Leave out the pictures and transcribe everything else exactly.

════

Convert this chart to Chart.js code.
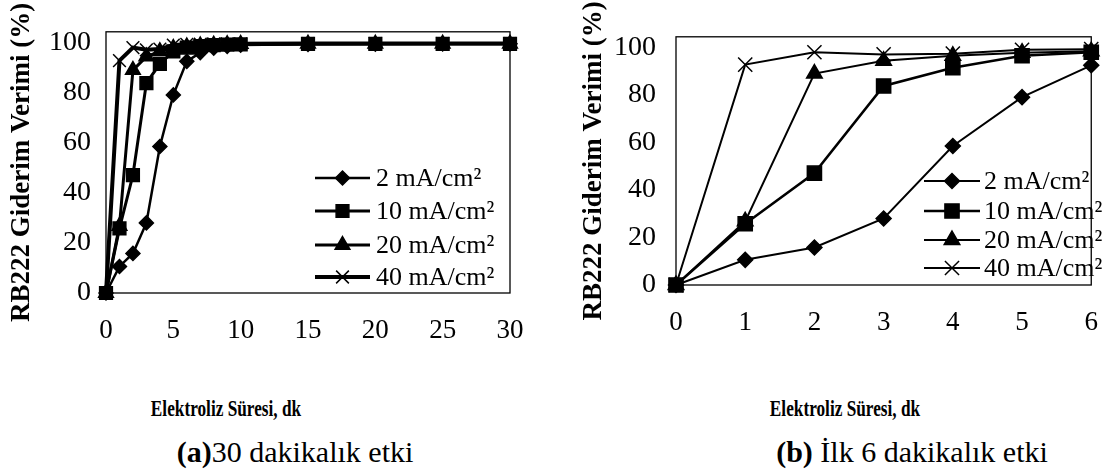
<!DOCTYPE html>
<html><head><meta charset="utf-8">
<script src="https://cdn.jsdelivr.net/npm/chart.js@4.4.1/dist/chart.umd.min.js"></script>
<style>
html,body{margin:0;padding:0;background:#fff;width:1120px;height:472px;overflow:hidden;position:relative;}
canvas{position:absolute;top:0;}
.t{position:absolute;white-space:nowrap;font-family:"Liberation Serif","Times New Roman",serif;color:#000;line-height:1;}
.xt{font-weight:bold;font-size:23px;transform:translate(-50%,-50%) scaleX(0.75);}
.cap{font-size:30px;transform:translate(-50%,-50%);}
</style></head><body>
<canvas id="chartA" width="560" height="350" style="left:0px"></canvas>
<canvas id="chartB" width="560" height="350" style="left:560px"></canvas>
<div class="t xt" style="left:226px;top:408px">Elektroliz Süresi, dk</div>
<div class="t xt" style="left:845px;top:408px">Elektroliz Süresi, dk</div>
<div class="t cap" style="left:295px;top:452px"><b>(a)</b>30 dakikalık etki</div>
<div class="t cap" style="left:912px;top:452px"><b>(b)</b> İlk 6 dakikalık etki</div>
<script>
// ---- data ----
const times = [0, 1, 2, 3, 4, 5, 6, 7, 8, 9, 10, 15, 20, 25, 30];
const eff2  = [0, 10.6, 15.8, 28.0, 58.5, 79.1, 92.5, 96.0, 97.8, 98.5, 99.0, 99.3, 99.4, 99.5, 99.5];
const eff10 = [0, 25.8, 47.1, 83.8, 91.5, 96.5, 98.0, 98.6, 99.0, 99.2, 99.3, 99.5, 99.5, 99.5, 99.5];
const eff20 = [0, 26.8, 89.0, 94.4, 96.5, 97.8, 98.4, 98.8, 99.1, 99.3, 99.4, 99.5, 99.5, 99.5, 99.5];
const eff40 = [0, 92.8, 98.0, 97.1, 97.4, 99.0, 99.3, 99.4, 99.5, 99.5, 99.5, 99.6, 99.6, 99.6, 99.6];
const seriesLabels = ['2 mA/cm²', '10 mA/cm²', '20 mA/cm²', '40 mA/cm²'];
const yTickValues = [0, 20, 40, 60, 80, 100];
const yTitle = 'RB222 Giderim Verimi (%)';
const firstMinutes = 7; // panel (b): 0..6 min

// ---- styles ----
const series = [eff2, eff10, eff20, eff40];
const markers = ['rectRot', 'rect', 'triangle', 'crossRot'];
const FONT = '"Liberation Serif","Times New Roman",serif';

function drawMark(ctx, style, x, y, r) {
  ctx.beginPath();
  if (style === 'rectRot') {
    ctx.moveTo(x - r, y); ctx.lineTo(x, y - r); ctx.lineTo(x + r, y); ctx.lineTo(x, y + r); ctx.closePath();
    ctx.fill(); ctx.stroke();
  } else if (style === 'rect') {
    const s = r * Math.SQRT1_2; ctx.rect(x - s, y - s, 2 * s, 2 * s); ctx.fill(); ctx.stroke();
  } else if (style === 'triangle') {
    ctx.moveTo(x, y - r); ctx.lineTo(x + 0.866 * r, y + 0.5 * r); ctx.lineTo(x - 0.866 * r, y + 0.5 * r); ctx.closePath();
    ctx.fill(); ctx.stroke();
  } else {
    const s = r * Math.SQRT1_2;
    ctx.moveTo(x - s, y - s); ctx.lineTo(x + s, y + s); ctx.moveTo(x + s, y - s); ctx.lineTo(x - s, y + s); ctx.stroke();
  }
}

const framePlugin = {
  id: 'frame',
  beforeDatasetsDraw(chart) {
    const a = chart.chartArea, ctx = chart.ctx;
    ctx.save(); ctx.strokeStyle = '#000'; ctx.lineWidth = 1.3;
    ctx.strokeRect(a.left, a.top, a.right - a.left, a.bottom - a.top);
    ctx.restore();
  }
};

const legendPlugin = {
  id: 'lineLegend',
  afterDraw(chart, args, o) {
    const ctx = chart.ctx;
    ctx.save();
    chart.data.datasets.forEach((ds, i) => {
      const y = o.rows[i];
      ctx.strokeStyle = '#000'; ctx.fillStyle = '#000';
      ctx.lineWidth = ds.borderWidth;
      ctx.beginPath(); ctx.moveTo(o.x0, y); ctx.lineTo(o.x1, y); ctx.stroke();
      ctx.lineWidth = 1.5;
      drawMark(ctx, ds.pointStyle, (o.x0 + o.x1) / 2, y, ds.pointRadius);
      ctx.font = o.fontSize + 'px ' + FONT;
      ctx.textBaseline = 'middle'; ctx.textAlign = 'left';
      ctx.fillText(ds.label, o.textX, y + 1);
    });
    ctx.restore();
  }
};

function makeChart(id, n, cfg) {
  return new Chart(document.getElementById(id), {
    type: 'line',
    data: {
      datasets: series.map((s, i) => ({
        label: seriesLabels[i],
        data: times.slice(0, n).map((t, j) => ({ x: t, y: s[j] })),
        borderColor: '#000', backgroundColor: '#000',
        borderWidth: cfg.lw[i],
        pointStyle: markers[i], pointRadius: cfg.pr[i], pointHoverRadius: cfg.pr[i],
        pointBackgroundColor: '#000', pointBorderColor: '#000', pointBorderWidth: 1.5,
        tension: 0, clip: false, order: 3 - i
      }))
    },
    options: {
      responsive: false, animation: false, events: [],
      layout: { padding: cfg.pad },
      plugins: { legend: { display: false }, tooltip: { enabled: false }, lineLegend: cfg.legend },
      scales: {
        x: {
          type: 'linear', min: 0, max: cfg.xmax,
          grid: { display: false, drawTicks: false }, border: { display: false },
          ticks: { stepSize: cfg.xstep, padding: cfg.xpad, color: '#000', maxRotation: 0, autoSkip: false,
                   font: { family: FONT, size: 27 } },
          afterFit: s => { s.height = cfg.xh; }
        },
        y: {
          min: 0, max: cfg.ymax,
          grid: { display: false, drawTicks: false }, border: { display: false },
          ticks: { padding: cfg.ypad, color: '#000', autoSkip: false, font: { family: FONT, size: 28 } },
          afterBuildTicks: s => { s.ticks = yTickValues.map(v => ({ value: v })); },
          title: { display: true, text: yTitle, color: '#000',
                   font: { family: FONT, size: 27, weight: 'bold' }, padding: { top: cfg.tpad, bottom: 0 } },
          afterFit: s => { s.width = cfg.yw; }
        }
      }
    },
    plugins: [framePlugin, legendPlugin]
  });
}

makeChart('chartA', times.length, {
  xmax: 30, xstep: 5, ymax: 104.3,
  pad: { top: 3, right: 50, left: 0, bottom: 0 }, yw: 106, xh: 57, xpad: 22, ypad: 15, tpad: 6,
  lw: [2.5, 3, 3, 4], pr: [7, 9, 8.5, 9],
  legend: { x0: 315, x1: 370, textX: 376, rows: [178, 211, 245, 277], fontSize: 26 }
});
makeChart('chartB', firstMinutes, {
  xmax: 6, xstep: 1, ymax: 104.5,
  pad: { top: 6, right: 12, left: 0, bottom: 0 }, yw: 116, xh: 65, xpad: 22, ypad: 20, tpad: 18,
  lw: [2, 2.5, 2, 2], pr: [7.5, 10, 9, 10],
  legend: { x0: 364, x1: 420, textX: 424, rows: [181, 211, 240, 268], fontSize: 26 }
});
</script>
</body></html>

════

* _SOLVED PROBLEM_:
Convert this chart to Chart.js code.
<!DOCTYPE html>
<html><head><meta charset="utf-8">
<script src="https://cdn.jsdelivr.net/npm/chart.js@4.4.1/dist/chart.umd.min.js"></script>
<style>
html,body{margin:0;padding:0;background:#fff;width:1120px;height:472px;overflow:hidden;position:relative;}
canvas{position:absolute;top:0;}
.t{position:absolute;white-space:nowrap;font-family:"Liberation Serif","Times New Roman",serif;color:#000;line-height:1;}
.xt{font-weight:bold;font-size:23px;transform:translate(-50%,-50%) scaleX(0.75);}
.cap{font-size:30px;transform:translate(-50%,-50%);}
</style></head><body>
<canvas id="chartA" width="560" height="350" style="left:0px"></canvas>
<canvas id="chartB" width="560" height="350" style="left:560px"></canvas>
<div class="t xt" style="left:226px;top:408px">Elektroliz Süresi, dk</div>
<div class="t xt" style="left:845px;top:408px">Elektroliz Süresi, dk</div>
<div class="t cap" style="left:295px;top:452px"><b>(a)</b>30 dakikalık etki</div>
<div class="t cap" style="left:912px;top:452px"><b>(b)</b> İlk 6 dakikalık etki</div>
<script>
// ---- data ----
const times = [0, 1, 2, 3, 4, 5, 6, 7, 8, 9, 10, 15, 20, 25, 30];
const eff2  = [0, 10.6, 15.8, 28.0, 58.5, 79.1, 92.5, 96.0, 97.8, 98.5, 99.0, 99.3, 99.4, 99.5, 99.5];
const eff10 = [0, 25.8, 47.1, 83.8, 91.5, 96.5, 98.0, 98.6, 99.0, 99.2, 99.3, 99.5, 99.5, 99.5, 99.5];
const eff20 = [0, 26.8, 89.0, 94.4, 96.5, 97.8, 98.4, 98.8, 99.1, 99.3, 99.4, 99.5, 99.5, 99.5, 99.5];
const eff40 = [0, 92.8, 98.0, 97.1, 97.4, 99.0, 99.3, 99.4, 99.5, 99.5, 99.5, 99.6, 99.6, 99.6, 99.6];
const seriesLabels = ['2 mA/cm²', '10 mA/cm²', '20 mA/cm²', '40 mA/cm²'];
const yTickValues = [0, 20, 40, 60, 80, 100];
const yTitle = 'RB222 Giderim Verimi (%)';
const firstMinutes = 7; // panel (b): 0..6 min

// ---- styles ----
const series = [eff2, eff10, eff20, eff40];
const markers = ['rectRot', 'rect', 'triangle', 'crossRot'];
const FONT = '"Liberation Serif","Times New Roman",serif';

function drawMark(ctx, style, x, y, r) {
  ctx.beginPath();
  if (style === 'rectRot') {
    ctx.moveTo(x - r, y); ctx.lineTo(x, y - r); ctx.lineTo(x + r, y); ctx.lineTo(x, y + r); ctx.closePath();
    ctx.fill(); ctx.stroke();
  } else if (style === 'rect') {
    const s = r * Math.SQRT1_2; ctx.rect(x - s, y - s, 2 * s, 2 * s); ctx.fill(); ctx.stroke();
  } else if (style === 'triangle') {
    ctx.moveTo(x, y - r); ctx.lineTo(x + 0.866 * r, y + 0.5 * r); ctx.lineTo(x - 0.866 * r, y + 0.5 * r); ctx.closePath();
    ctx.fill(); ctx.stroke();
  } else {
    const s = r * Math.SQRT1_2;
    ctx.moveTo(x - s, y - s); ctx.lineTo(x + s, y + s); ctx.moveTo(x + s, y - s); ctx.lineTo(x - s, y + s); ctx.stroke();
  }
}

const framePlugin = {
  id: 'frame',
  beforeDatasetsDraw(chart) {
    const a = chart.chartArea, ctx = chart.ctx;
    ctx.save(); ctx.strokeStyle = '#000'; ctx.lineWidth = 1.3;
    ctx.strokeRect(a.left, a.top, a.right - a.left, a.bottom - a.top);
    ctx.restore();
  }
};

const legendPlugin = {
  id: 'lineLegend',
  afterDraw(chart, args, o) {
    const ctx = chart.ctx;
    ctx.save();
    chart.data.datasets.forEach((ds, i) => {
      const y = o.rows[i];
      ctx.strokeStyle = '#000'; ctx.fillStyle = '#000';
      ctx.lineWidth = ds.borderWidth;
      ctx.beginPath(); ctx.moveTo(o.x0, y); ctx.lineTo(o.x1, y); ctx.stroke();
      ctx.lineWidth = 1.5;
      drawMark(ctx, ds.pointStyle, (o.x0 + o.x1) / 2, y, ds.pointRadius);
      ctx.font = o.fontSize + 'px ' + FONT;
      ctx.textBaseline = 'middle'; ctx.textAlign = 'left';
      ctx.fillText(ds.label, o.textX, y + 1);
    });
    ctx.restore();
  }
};

function makeChart(id, n, cfg) {
  return new Chart(document.getElementById(id), {
    type: 'line',
    data: {
      datasets: series.map((s, i) => ({
        label: seriesLabels[i],
        data: times.slice(0, n).map((t, j) => ({ x: t, y: s[j] })),
        borderColor: '#000', backgroundColor: '#000',
        borderWidth: cfg.lw[i],
        pointStyle: markers[i], pointRadius: cfg.pr[i], pointHoverRadius: cfg.pr[i],
        pointBackgroundColor: '#000', pointBorderColor: '#000', pointBorderWidth: 1.5,
        tension: 0, clip: false, order: 3 - i
      }))
    },
    options: {
      responsive: false, animation: false, events: [],
      layout: { padding: cfg.pad },
      plugins: { legend: { display: false }, tooltip: { enabled: false }, lineLegend: cfg.legend },
      scales: {
        x: {
          type: 'linear', min: 0, max: cfg.xmax,
          grid: { display: false, drawTicks: false }, border: { display: false },
          ticks: { stepSize: cfg.xstep, padding: cfg.xpad, color: '#000', maxRotation: 0, autoSkip: false,
                   font: { family: FONT, size: 27 } },
          afterFit: s => { s.height = cfg.xh; }
        },
        y: {
          min: 0, max: cfg.ymax,
          grid: { display: false, drawTicks: false }, border: { display: false },
          ticks: { padding: cfg.ypad, color: '#000', autoSkip: false, font: { family: FONT, size: 28 } },
          afterBuildTicks: s => { s.ticks = yTickValues.map(v => ({ value: v })); },
          title: { display: true, text: yTitle, color: '#000',
                   font: { family: FONT, size: 27, weight: 'bold' }, padding: { top: cfg.tpad, bottom: 0 } },
          afterFit: s => { s.width = cfg.yw; }
        }
      }
    },
    plugins: [framePlugin, legendPlugin]
  });
}

makeChart('chartA', times.length, {
  xmax: 30, xstep: 5, ymax: 104.3,
  pad: { top: 3, right: 50, left: 0, bottom: 0 }, yw: 106, xh: 57, xpad: 22, ypad: 15, tpad: 6,
  lw: [2.5, 3, 3, 4], pr: [7, 9, 8.5, 9],
  legend: { x0: 315, x1: 370, textX: 376, rows: [178, 211, 245, 277], fontSize: 26 }
});
makeChart('chartB', firstMinutes, {
  xmax: 6, xstep: 1, ymax: 104.5,
  pad: { top: 6, right: 12, left: 0, bottom: 0 }, yw: 116, xh: 65, xpad: 22, ypad: 20, tpad: 18,
  lw: [2, 2.5, 2, 2], pr: [7.5, 10, 9, 10],
  legend: { x0: 364, x1: 420, textX: 424, rows: [181, 211, 240, 268], fontSize: 26 }
});
</script>
</body></html>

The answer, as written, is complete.